━━━━━ RECORDS SUPPLIED ━━━━━
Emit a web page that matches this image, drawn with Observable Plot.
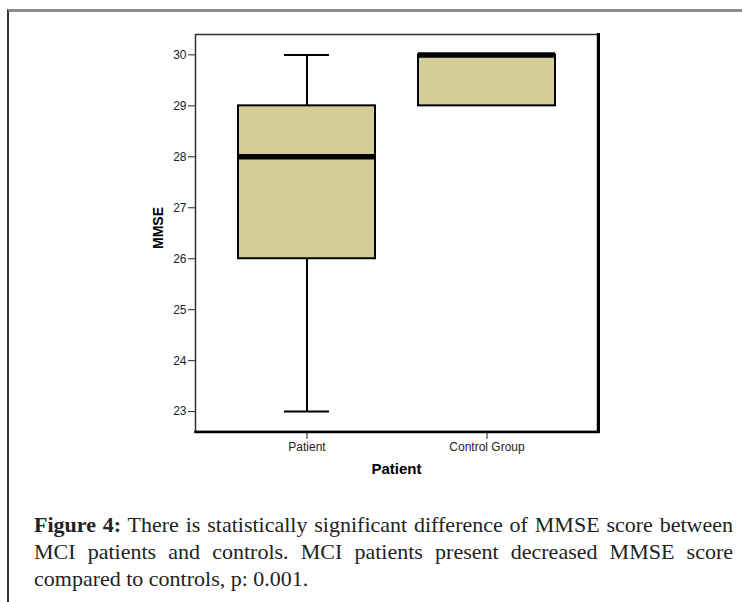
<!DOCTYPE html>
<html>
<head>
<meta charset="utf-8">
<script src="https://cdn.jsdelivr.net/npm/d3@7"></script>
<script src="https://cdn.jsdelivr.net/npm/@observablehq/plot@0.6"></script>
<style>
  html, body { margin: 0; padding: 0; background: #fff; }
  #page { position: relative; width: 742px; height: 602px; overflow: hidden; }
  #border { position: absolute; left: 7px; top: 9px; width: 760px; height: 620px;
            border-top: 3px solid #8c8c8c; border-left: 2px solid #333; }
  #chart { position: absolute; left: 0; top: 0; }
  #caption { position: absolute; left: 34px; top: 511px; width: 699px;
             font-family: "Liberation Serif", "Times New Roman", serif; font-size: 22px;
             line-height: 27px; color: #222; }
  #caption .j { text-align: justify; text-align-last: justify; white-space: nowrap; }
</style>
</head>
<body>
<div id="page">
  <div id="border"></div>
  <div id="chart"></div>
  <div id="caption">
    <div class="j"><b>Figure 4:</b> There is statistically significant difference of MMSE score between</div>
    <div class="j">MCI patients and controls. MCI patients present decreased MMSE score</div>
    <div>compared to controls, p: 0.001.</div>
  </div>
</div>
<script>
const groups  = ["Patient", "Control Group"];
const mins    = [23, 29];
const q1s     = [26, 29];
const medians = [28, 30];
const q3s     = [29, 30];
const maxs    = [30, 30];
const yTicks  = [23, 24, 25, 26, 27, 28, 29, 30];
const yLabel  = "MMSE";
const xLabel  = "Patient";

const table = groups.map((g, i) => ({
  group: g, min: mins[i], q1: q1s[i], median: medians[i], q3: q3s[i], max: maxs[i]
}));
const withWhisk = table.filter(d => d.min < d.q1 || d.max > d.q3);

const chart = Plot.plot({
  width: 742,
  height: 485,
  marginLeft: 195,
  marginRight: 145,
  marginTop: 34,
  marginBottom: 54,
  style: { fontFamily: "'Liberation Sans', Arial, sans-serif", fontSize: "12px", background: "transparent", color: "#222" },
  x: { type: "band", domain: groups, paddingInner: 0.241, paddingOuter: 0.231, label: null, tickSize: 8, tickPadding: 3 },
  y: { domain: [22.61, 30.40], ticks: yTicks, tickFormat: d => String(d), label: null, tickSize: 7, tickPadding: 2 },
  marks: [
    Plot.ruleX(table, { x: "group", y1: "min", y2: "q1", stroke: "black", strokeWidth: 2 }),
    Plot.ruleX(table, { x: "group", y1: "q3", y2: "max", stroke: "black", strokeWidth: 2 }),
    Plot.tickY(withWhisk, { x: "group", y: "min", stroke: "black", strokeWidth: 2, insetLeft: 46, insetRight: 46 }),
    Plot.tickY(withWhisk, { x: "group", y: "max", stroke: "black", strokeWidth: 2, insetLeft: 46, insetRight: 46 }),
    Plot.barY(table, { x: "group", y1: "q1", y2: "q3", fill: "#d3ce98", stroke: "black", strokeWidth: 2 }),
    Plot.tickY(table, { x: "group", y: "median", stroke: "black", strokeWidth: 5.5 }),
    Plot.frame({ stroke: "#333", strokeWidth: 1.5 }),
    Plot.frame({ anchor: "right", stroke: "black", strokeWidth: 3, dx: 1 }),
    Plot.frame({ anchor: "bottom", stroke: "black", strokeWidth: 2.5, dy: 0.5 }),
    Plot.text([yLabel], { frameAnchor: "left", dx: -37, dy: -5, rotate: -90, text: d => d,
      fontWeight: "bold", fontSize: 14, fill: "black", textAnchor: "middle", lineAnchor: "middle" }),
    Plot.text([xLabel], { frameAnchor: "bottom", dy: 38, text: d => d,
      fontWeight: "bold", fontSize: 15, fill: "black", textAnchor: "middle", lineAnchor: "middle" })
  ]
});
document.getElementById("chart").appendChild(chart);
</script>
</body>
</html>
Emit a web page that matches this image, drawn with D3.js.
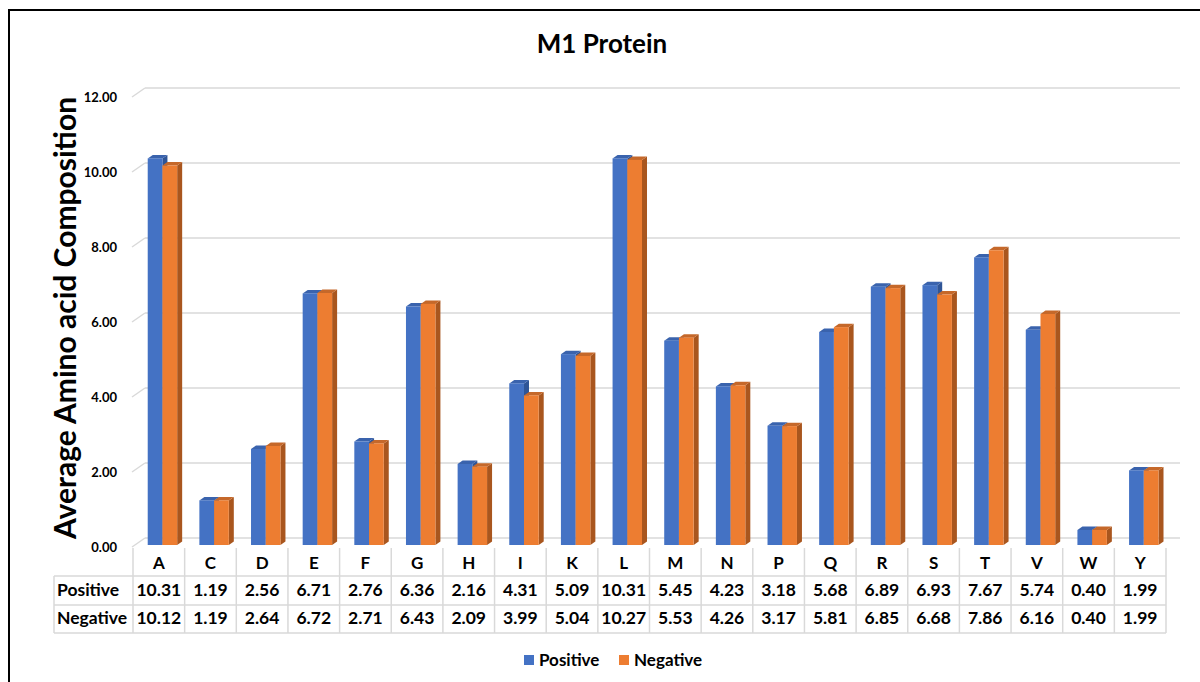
━━━━━
Word for word, give again the lines from the first entry to the line with "const withWhisk = table.filter(d", inclusive. Exclude the pictures.

Emit a web page that matches this image, drawn with Observable Plot.
<!DOCTYPE html>
<html>
<head>
<meta charset="utf-8">
<script src="https://cdn.jsdelivr.net/npm/d3@7"></script>
<script src="https://cdn.jsdelivr.net/npm/@observablehq/plot@0.6"></script>
<style>
  html, body { margin: 0; padding: 0; background: #fff; }
  #page { position: relative; width: 742px; height: 602px; overflow: hidden; }
  #border { position: absolute; left: 7px; top: 9px; width: 760px; height: 620px;
            border-top: 3px solid #8c8c8c; border-left: 2px solid #333; }
  #chart { position: absolute; left: 0; top: 0; }
  #caption { position: absolute; left: 34px; top: 511px; width: 699px;
             font-family: "Liberation Serif", "Times New Roman", serif; font-size: 22px;
             line-height: 27px; color: #222; }
  #caption .j { text-align: justify; text-align-last: justify; white-space: nowrap; }
</style>
</head>
<body>
<div id="page">
  <div id="border"></div>
  <div id="chart"></div>
  <div id="caption">
    <div class="j"><b>Figure 4:</b> There is statistically significant difference of MMSE score between</div>
    <div class="j">MCI patients and controls. MCI patients present decreased MMSE score</div>
    <div>compared to controls, p: 0.001.</div>
  </div>
</div>
<script>
const groups  = ["Patient", "Control Group"];
const mins    = [23, 29];
const q1s     = [26, 29];
const medians = [28, 30];
const q3s     = [29, 30];
const maxs    = [30, 30];
const yTicks  = [23, 24, 25, 26, 27, 28, 29, 30];
const yLabel  = "MMSE";
const xLabel  = "Patient";

const table = groups.map((g, i) => ({
  group: g, min: mins[i], q1: q1s[i], median: medians[i], q3: q3s[i], max: maxs[i]
}));
const withWhisk = table.filter(d => d.min < d.q1 || d.max > d.q3);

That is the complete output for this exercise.